DATA EXCERPT:
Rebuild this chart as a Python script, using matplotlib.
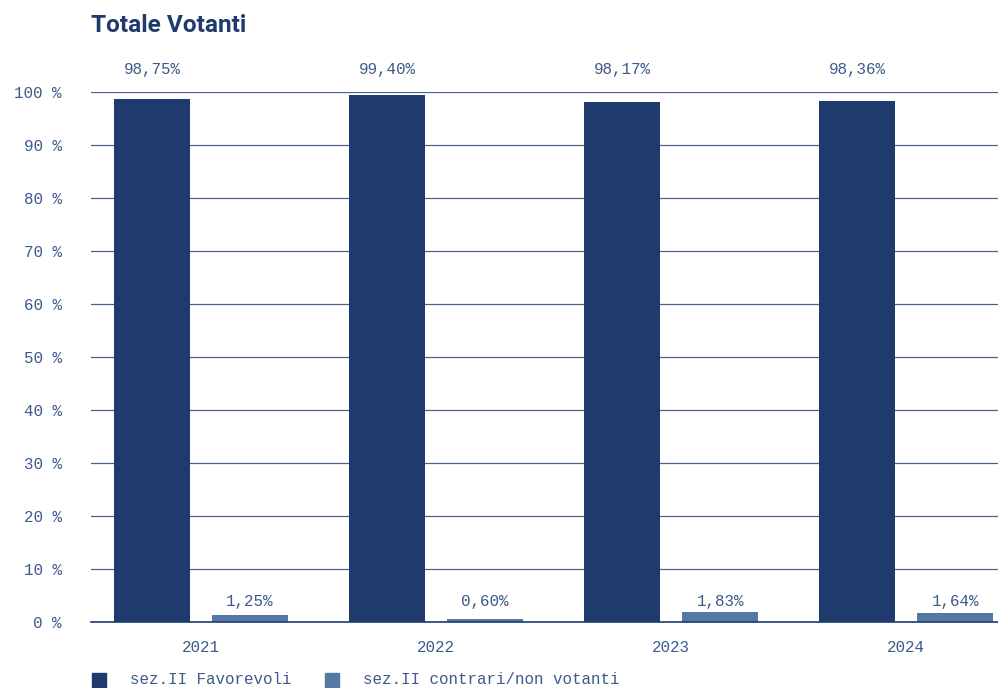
import matplotlib
matplotlib.use("Agg")
import matplotlib.pyplot as plt
import numpy as np
from matplotlib.patches import Rectangle
from matplotlib import font_manager

# Data
years = ["2021", "2022", "2023", "2024"]
favorevoli = [98.75, 99.40, 98.17, 98.36]
contrari = [1.25, 0.60, 1.83, 1.64]
fav_labels = ["98,75%", "99,40%", "98,17%", "98,36%"]
con_labels = ["1,25%", "0,60%", "1,83%", "1,64%"]
series_names = ["sez.II Favorevoli", "sez.II contrari/non votanti"]
yticks = [0, 10, 20, 30, 40, 50, 60, 70, 80, 90, 100]

DARK = "#1f3b6e"
LIGHT = "#5479a5"
TEXT = "#3d5a8a"
GRID = "#1f3b6e"
mono = ["Liberation Mono", "DejaVu Sans Mono"]
FS = 11.4

installed = {f.name for f in font_manager.fontManager.ttflist}
title_family = "Liberation Sans Narrow" if "Liberation Sans Narrow" in installed else "Roboto"

fig = plt.figure(figsize=(9.98, 6.88), dpi=100)
W, H = 998, 688
ax = fig.add_axes([91 / W, 1 - 622 / H, (998 - 91) / W, (622 - 92) / H])

x = np.arange(len(years))
bw = 0.323
off = 0.2085
ax.bar(x - off, favorevoli, bw, color=DARK, zorder=3)
ax.bar(x + off, contrari, bw, color=LIGHT, zorder=3)

for xi, lab in zip(x, fav_labels):
    ax.text(xi - off, 104.2, lab, ha="center", va="center", fontsize=FS,
            family=mono, color=TEXT, clip_on=False)
for xi, lab in zip(x, con_labels):
    ax.text(xi + off, 3.9, lab, ha="center", va="center", fontsize=FS,
            family=mono, color=TEXT)

ax.set_xlim(-0.468, 3.39)
ax.set_ylim(0, 100)
ax.set_yticks(yticks)
ax.set_yticklabels([f"{v} %" for v in yticks], family=mono, fontsize=FS, color=TEXT)
ax.set_xticks(x)
ax.set_xticklabels(years, family=mono, fontsize=FS, color=TEXT)
ax.tick_params(axis="both", length=0)
ax.tick_params(axis="y", pad=21)
ax.tick_params(axis="x", pad=13)
ax.yaxis.grid(True, color=GRID, linewidth=0.9, alpha=0.8, zorder=0)
ax.set_axisbelow(True)
for s in ["top", "right", "left"]:
    ax.spines[s].set_visible(False)
ax.spines["bottom"].set_color(GRID)
ax.spines["bottom"].set_linewidth(1.2)
ax.spines["bottom"].set_zorder(4)

# Title
fig.text(91 / W, 1 - 26 / H, "Totale Votanti", ha="left", va="center",
         fontsize=19 if title_family == "Liberation Sans Narrow" else 17.6,
         fontweight="bold", family=[title_family, "DejaVu Sans"], color=DARK)

# Legend
for (sx, tx), name, col in zip([(92, 130), (325, 363)], series_names, [DARK, LIGHT]):
    fig.patches.append(Rectangle((sx / W, 1 - 687 / H), 14 / W, 14 / H,
                                 transform=fig.transFigure, color=col))
    fig.text(tx / W, 1 - 680 / H, name, ha="left", va="center", fontsize=FS,
             family=mono, color=TEXT)

fig.savefig("out.png", dpi=100)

WHAT YOU ARE ASKED TO DO: Output the material word for word, omitting its pictures.

EXPECTED ANSWER:
Rebuild this chart as a Python script, using matplotlib.
import matplotlib
matplotlib.use("Agg")
import matplotlib.pyplot as plt
import numpy as np
from matplotlib.patches import Rectangle
from matplotlib import font_manager

# Data
years = ["2021", "2022", "2023", "2024"]
favorevoli = [98.75, 99.40, 98.17, 98.36]
contrari = [1.25, 0.60, 1.83, 1.64]
fav_labels = ["98,75%", "99,40%", "98,17%", "98,36%"]
con_labels = ["1,25%", "0,60%", "1,83%", "1,64%"]
series_names = ["sez.II Favorevoli", "sez.II contrari/non votanti"]
yticks = [0, 10, 20, 30, 40, 50, 60, 70, 80, 90, 100]

DARK = "#1f3b6e"
LIGHT = "#5479a5"
TEXT = "#3d5a8a"
GRID = "#1f3b6e"
mono = ["Liberation Mono", "DejaVu Sans Mono"]
FS = 11.4

installed = {f.name for f in font_manager.fontManager.ttflist}
title_family = "Liberation Sans Narrow" if "Liberation Sans Narrow" in installed else "Roboto"

fig = plt.figure(figsize=(9.98, 6.88), dpi=100)
W, H = 998, 688
ax = fig.add_axes([91 / W, 1 - 622 / H, (998 - 91) / W, (622 - 92) / H])

x = np.arange(len(years))
bw = 0.323
off = 0.2085
ax.bar(x - off, favorevoli, bw, color=DARK, zorder=3)
ax.bar(x + off, contrari, bw, color=LIGHT, zorder=3)

for xi, lab in zip(x, fav_labels):
    ax.text(xi - off, 104.2, lab, ha="center", va="center", fontsize=FS,
            family=mono, color=TEXT, clip_on=False)
for xi, lab in zip(x, con_labels):
    ax.text(xi + off, 3.9, lab, ha="center", va="center", fontsize=FS,
            family=mono, color=TEXT)

ax.set_xlim(-0.468, 3.39)
ax.set_ylim(0, 100)
ax.set_yticks(yticks)
ax.set_yticklabels([f"{v} %" for v in yticks], family=mono, fontsize=FS, color=TEXT)
ax.set_xticks(x)
ax.set_xticklabels(years, family=mono, fontsize=FS, color=TEXT)
ax.tick_params(axis="both", length=0)
ax.tick_params(axis="y", pad=21)
ax.tick_params(axis="x", pad=13)
ax.yaxis.grid(True, color=GRID, linewidth=0.9, alpha=0.8, zorder=0)
ax.set_axisbelow(True)
for s in ["top", "right", "left"]:
    ax.spines[s].set_visible(False)
ax.spines["bottom"].set_color(GRID)
ax.spines["bottom"].set_linewidth(1.2)
ax.spines["bottom"].set_zorder(4)

# Title
fig.text(91 / W, 1 - 26 / H, "Totale Votanti", ha="left", va="center",
         fontsize=19 if title_family == "Liberation Sans Narrow" else 17.6,
         fontweight="bold", family=[title_family, "DejaVu Sans"], color=DARK)

# Legend
for (sx, tx), name, col in zip([(92, 130), (325, 363)], series_names, [DARK, LIGHT]):
    fig.patches.append(Rectangle((sx / W, 1 - 687 / H), 14 / W, 14 / H,
                                 transform=fig.transFigure, color=col))
    fig.text(tx / W, 1 - 680 / H, name, ha="left", va="center", fontsize=FS,
             family=mono, color=TEXT)

fig.savefig("out.png", dpi=100)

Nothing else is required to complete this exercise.